**EXERCISE MATERIAL**
+++

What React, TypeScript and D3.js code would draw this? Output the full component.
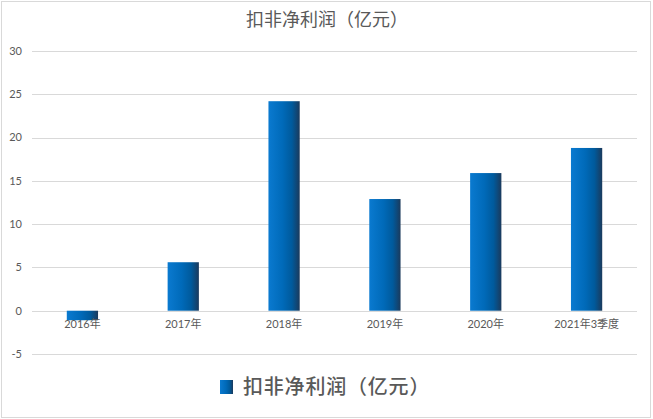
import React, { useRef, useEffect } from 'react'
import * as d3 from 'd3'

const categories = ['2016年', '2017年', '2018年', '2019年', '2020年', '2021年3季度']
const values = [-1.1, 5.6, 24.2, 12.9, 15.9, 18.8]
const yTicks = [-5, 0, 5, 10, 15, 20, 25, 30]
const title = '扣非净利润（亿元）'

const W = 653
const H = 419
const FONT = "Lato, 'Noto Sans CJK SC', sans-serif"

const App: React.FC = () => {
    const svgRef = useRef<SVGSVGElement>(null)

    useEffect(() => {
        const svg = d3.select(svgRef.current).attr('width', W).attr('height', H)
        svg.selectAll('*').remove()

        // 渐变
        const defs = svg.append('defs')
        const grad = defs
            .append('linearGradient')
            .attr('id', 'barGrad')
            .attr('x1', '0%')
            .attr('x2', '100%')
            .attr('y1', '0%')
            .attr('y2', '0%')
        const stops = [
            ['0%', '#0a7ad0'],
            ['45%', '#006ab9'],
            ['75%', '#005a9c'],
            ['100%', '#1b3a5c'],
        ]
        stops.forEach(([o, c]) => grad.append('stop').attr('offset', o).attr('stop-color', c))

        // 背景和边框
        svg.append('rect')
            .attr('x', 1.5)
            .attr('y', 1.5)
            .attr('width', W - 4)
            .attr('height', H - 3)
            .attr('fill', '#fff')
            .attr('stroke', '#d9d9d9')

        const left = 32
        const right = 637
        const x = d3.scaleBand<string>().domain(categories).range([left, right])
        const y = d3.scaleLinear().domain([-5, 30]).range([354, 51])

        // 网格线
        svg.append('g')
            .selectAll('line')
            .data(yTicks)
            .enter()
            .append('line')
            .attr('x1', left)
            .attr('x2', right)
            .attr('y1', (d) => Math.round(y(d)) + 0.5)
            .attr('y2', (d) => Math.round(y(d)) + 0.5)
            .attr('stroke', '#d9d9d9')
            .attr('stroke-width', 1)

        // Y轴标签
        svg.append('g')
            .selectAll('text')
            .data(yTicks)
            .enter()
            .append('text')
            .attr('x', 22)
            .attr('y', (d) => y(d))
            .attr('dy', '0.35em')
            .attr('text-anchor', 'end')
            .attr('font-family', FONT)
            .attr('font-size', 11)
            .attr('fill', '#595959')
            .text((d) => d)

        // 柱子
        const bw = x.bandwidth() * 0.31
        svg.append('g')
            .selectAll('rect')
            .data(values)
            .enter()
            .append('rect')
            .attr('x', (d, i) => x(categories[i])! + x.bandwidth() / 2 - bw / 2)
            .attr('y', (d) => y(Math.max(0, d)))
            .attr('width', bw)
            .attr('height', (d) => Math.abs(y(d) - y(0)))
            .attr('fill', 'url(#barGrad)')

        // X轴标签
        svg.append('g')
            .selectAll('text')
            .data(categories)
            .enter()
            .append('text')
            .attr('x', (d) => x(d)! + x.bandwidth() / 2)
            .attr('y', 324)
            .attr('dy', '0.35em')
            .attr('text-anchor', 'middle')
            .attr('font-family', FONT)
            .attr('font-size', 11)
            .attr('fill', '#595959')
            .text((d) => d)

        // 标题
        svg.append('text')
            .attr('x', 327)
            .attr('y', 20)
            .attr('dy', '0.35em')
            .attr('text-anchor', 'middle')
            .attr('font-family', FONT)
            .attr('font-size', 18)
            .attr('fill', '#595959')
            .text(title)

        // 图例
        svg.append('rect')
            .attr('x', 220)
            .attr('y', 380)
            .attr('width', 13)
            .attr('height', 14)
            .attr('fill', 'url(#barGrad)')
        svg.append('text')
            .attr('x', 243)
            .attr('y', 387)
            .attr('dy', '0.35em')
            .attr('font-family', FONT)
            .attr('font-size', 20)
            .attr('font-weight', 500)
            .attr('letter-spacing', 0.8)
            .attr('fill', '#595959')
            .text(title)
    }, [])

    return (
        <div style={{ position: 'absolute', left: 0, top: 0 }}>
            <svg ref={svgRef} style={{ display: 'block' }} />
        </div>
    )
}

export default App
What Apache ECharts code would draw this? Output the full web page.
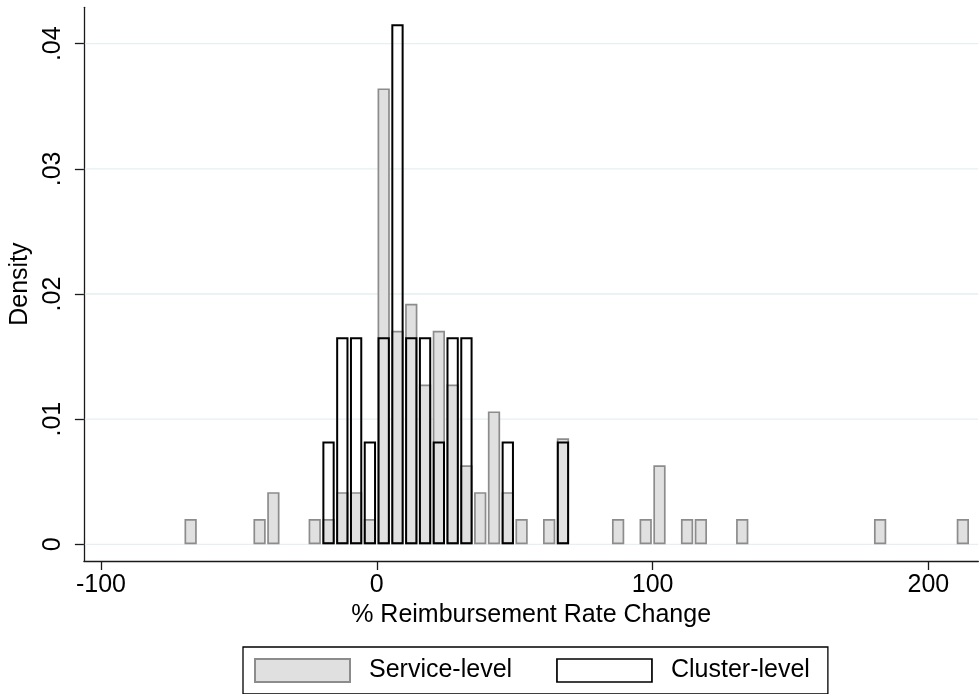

+++

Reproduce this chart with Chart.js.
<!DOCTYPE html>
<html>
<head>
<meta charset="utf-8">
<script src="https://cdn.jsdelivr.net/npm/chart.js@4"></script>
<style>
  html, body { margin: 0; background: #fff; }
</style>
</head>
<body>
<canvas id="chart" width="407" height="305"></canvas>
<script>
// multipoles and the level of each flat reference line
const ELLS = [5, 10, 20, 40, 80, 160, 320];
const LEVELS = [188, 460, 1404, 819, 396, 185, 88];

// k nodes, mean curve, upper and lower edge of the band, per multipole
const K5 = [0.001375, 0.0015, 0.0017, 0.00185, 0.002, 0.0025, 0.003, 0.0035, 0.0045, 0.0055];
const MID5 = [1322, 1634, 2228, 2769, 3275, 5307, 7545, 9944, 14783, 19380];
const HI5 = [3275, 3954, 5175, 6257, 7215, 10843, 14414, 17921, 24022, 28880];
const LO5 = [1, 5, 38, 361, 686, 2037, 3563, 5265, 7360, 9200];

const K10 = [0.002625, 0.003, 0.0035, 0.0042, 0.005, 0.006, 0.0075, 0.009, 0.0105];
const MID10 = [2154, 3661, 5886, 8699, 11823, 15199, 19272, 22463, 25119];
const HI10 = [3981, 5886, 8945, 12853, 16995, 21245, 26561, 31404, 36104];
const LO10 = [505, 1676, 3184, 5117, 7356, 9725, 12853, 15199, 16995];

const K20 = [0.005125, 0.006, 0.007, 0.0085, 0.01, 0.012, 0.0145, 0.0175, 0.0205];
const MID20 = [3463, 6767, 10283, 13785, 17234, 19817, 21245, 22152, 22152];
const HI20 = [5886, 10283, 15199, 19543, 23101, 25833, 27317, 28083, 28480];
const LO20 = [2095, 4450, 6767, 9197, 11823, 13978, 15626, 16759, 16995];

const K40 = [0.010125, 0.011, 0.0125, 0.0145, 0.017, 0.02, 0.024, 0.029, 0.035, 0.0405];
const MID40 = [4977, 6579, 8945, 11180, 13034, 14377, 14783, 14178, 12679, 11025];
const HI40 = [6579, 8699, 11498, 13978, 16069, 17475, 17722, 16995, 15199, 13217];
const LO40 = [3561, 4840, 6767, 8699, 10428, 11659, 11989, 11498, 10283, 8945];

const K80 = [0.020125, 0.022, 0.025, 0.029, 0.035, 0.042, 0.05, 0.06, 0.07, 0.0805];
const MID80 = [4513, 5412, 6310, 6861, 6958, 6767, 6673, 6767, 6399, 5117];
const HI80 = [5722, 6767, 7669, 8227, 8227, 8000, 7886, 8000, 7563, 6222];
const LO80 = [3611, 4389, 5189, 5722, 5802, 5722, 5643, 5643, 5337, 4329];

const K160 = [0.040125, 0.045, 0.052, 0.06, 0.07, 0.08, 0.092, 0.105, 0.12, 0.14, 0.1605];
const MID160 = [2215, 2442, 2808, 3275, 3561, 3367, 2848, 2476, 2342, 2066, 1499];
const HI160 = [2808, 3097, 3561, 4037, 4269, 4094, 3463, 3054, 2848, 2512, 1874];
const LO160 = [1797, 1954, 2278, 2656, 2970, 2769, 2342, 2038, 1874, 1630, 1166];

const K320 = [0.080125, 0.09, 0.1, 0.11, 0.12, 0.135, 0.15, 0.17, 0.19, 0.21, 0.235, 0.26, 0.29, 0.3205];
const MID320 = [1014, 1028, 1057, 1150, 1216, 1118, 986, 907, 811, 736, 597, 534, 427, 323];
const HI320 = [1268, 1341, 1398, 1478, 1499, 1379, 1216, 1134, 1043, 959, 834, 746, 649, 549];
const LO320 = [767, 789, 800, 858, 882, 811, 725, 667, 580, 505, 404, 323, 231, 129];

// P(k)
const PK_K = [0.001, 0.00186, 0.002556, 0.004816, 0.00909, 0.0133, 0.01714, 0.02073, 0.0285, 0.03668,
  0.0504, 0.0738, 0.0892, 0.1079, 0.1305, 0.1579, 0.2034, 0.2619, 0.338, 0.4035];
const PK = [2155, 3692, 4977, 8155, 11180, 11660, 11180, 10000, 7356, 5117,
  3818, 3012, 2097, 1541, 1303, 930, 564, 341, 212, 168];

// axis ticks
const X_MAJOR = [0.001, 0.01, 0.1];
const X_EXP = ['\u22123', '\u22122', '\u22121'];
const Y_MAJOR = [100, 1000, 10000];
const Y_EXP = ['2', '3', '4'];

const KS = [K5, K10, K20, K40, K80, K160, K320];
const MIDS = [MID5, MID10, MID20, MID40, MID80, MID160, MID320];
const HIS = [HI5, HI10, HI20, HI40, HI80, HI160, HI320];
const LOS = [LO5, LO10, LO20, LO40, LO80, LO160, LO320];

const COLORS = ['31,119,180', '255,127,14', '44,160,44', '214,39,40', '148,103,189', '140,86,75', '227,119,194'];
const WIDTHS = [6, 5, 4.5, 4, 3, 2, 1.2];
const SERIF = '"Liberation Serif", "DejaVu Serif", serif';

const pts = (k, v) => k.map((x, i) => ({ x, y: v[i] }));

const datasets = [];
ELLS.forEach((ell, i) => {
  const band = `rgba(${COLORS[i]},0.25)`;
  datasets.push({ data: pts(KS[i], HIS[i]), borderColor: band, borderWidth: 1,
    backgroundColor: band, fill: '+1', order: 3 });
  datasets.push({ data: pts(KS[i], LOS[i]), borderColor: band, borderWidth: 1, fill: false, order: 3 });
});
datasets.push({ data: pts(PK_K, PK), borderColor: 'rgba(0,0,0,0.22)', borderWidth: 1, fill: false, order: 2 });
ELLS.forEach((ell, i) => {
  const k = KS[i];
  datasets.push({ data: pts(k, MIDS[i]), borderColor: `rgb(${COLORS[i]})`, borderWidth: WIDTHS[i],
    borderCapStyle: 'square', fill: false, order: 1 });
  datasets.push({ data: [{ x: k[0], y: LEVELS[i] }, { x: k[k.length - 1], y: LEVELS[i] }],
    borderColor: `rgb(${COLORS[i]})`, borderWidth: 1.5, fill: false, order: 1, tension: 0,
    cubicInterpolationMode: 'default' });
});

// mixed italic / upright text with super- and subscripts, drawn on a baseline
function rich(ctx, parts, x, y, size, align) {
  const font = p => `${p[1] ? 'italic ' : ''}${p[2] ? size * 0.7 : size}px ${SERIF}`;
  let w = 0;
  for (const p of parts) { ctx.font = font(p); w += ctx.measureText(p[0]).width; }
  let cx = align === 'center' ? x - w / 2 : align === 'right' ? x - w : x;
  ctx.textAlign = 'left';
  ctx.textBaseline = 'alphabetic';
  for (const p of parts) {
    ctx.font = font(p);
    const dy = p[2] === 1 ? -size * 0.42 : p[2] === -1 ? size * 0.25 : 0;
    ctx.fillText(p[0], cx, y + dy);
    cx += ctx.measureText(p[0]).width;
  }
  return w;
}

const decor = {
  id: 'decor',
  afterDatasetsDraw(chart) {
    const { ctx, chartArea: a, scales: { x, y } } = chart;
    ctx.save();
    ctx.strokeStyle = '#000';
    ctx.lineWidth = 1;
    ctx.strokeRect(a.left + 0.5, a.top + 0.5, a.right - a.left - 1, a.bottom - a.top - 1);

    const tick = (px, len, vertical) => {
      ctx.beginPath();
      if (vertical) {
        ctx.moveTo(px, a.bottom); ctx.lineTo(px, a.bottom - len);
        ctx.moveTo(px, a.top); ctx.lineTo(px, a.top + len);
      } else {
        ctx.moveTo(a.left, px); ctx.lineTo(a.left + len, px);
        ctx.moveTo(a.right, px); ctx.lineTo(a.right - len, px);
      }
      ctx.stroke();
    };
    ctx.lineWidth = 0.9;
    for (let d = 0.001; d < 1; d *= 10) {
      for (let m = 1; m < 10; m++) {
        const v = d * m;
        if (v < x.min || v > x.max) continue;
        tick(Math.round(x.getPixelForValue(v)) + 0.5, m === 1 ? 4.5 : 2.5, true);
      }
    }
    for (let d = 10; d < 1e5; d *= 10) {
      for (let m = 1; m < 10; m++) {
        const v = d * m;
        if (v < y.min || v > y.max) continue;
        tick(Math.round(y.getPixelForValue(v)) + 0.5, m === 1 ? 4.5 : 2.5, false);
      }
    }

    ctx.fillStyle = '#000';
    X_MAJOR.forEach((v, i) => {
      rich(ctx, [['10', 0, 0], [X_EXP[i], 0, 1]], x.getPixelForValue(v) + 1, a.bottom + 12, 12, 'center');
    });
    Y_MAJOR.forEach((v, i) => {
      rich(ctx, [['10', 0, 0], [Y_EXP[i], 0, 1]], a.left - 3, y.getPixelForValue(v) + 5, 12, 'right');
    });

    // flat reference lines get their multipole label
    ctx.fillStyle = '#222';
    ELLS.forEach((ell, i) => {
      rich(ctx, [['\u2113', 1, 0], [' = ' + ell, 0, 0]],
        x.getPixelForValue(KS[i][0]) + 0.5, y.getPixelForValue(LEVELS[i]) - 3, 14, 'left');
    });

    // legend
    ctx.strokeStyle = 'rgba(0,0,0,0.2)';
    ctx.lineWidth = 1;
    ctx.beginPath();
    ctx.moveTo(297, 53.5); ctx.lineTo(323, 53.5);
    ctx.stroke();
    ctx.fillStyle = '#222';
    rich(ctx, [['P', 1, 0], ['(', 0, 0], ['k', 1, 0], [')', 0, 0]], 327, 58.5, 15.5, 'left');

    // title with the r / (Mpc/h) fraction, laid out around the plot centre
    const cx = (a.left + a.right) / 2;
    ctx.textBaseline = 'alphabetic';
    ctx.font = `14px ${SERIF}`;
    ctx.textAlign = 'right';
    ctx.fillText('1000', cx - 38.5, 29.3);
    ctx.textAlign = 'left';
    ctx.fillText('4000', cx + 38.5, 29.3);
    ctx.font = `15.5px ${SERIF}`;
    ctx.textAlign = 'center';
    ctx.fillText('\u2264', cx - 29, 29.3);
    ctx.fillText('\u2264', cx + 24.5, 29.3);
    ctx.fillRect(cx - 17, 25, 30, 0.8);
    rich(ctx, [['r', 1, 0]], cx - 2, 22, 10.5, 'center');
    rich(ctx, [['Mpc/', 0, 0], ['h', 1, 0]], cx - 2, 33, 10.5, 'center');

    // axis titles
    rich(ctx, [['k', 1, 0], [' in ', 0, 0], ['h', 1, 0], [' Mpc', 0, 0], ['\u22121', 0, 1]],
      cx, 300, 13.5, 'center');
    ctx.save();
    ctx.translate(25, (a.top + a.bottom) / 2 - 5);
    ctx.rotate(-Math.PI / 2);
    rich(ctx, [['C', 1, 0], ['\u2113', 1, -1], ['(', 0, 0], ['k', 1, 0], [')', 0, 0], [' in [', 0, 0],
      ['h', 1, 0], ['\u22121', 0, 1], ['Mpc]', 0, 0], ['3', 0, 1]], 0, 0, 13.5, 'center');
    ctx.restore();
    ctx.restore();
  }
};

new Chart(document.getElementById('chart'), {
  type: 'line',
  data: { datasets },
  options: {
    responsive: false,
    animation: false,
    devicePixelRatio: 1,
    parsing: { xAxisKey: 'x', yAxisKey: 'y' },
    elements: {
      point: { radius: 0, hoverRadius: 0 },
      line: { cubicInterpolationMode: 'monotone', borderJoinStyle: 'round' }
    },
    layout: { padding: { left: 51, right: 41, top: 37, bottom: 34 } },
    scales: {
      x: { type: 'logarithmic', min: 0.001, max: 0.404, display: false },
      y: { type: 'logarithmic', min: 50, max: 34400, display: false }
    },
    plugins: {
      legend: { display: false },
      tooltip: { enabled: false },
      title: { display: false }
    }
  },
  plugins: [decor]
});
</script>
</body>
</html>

+++

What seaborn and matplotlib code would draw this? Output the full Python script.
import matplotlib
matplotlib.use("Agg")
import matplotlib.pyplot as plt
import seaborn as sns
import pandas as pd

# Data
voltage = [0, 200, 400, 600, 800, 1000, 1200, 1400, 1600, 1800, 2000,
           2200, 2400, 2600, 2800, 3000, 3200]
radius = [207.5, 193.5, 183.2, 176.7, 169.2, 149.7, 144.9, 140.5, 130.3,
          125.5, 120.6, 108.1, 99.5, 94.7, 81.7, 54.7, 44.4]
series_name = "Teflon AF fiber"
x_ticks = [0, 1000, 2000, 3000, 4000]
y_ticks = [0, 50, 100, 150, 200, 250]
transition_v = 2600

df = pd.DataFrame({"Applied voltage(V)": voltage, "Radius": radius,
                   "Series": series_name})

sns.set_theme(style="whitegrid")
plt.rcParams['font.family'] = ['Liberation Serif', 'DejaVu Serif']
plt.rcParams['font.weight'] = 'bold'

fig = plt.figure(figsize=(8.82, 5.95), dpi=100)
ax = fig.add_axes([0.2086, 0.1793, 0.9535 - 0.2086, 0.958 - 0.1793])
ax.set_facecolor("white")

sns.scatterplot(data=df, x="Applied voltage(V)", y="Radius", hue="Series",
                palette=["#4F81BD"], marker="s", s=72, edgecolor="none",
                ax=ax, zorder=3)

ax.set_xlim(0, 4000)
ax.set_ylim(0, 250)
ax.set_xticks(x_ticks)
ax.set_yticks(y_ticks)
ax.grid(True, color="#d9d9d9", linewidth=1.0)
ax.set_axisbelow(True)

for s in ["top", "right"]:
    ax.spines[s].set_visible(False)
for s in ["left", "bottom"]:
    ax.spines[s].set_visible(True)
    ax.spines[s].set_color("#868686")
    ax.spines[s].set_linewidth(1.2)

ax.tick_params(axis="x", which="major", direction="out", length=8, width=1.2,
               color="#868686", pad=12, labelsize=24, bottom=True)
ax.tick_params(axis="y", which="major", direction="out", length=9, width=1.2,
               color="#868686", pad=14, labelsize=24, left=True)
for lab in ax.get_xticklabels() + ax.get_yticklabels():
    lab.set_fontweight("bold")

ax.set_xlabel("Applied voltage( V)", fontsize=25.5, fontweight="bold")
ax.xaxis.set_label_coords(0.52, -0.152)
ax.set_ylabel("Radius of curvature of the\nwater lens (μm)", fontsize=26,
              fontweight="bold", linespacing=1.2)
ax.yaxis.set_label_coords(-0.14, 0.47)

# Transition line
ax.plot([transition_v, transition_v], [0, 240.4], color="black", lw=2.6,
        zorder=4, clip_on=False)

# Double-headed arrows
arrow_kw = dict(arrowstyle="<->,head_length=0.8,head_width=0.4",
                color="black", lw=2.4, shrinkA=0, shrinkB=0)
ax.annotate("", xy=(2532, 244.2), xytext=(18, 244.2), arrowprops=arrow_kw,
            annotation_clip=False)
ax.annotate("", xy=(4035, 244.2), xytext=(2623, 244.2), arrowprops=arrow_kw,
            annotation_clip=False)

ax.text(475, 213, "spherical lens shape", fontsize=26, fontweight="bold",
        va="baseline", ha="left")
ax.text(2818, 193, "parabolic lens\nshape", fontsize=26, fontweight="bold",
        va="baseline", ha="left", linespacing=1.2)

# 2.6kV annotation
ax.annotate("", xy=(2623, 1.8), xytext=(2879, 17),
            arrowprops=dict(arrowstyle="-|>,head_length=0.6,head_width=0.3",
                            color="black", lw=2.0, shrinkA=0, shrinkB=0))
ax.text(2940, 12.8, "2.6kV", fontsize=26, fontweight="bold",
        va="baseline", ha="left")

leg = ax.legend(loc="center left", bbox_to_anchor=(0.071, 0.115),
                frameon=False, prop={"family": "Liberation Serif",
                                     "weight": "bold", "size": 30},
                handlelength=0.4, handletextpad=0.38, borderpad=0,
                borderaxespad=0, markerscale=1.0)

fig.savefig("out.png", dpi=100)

+++

**OBJECTIVE**
Reproduce word for word the material above, beginning with the line that contains "What seaborn and" and ending with the line that contains "import pandas as pd".

**WORKED ANSWER**
What seaborn and matplotlib code would draw this? Output the full Python script.
import matplotlib
matplotlib.use("Agg")
import matplotlib.pyplot as plt
import seaborn as sns
import pandas as pd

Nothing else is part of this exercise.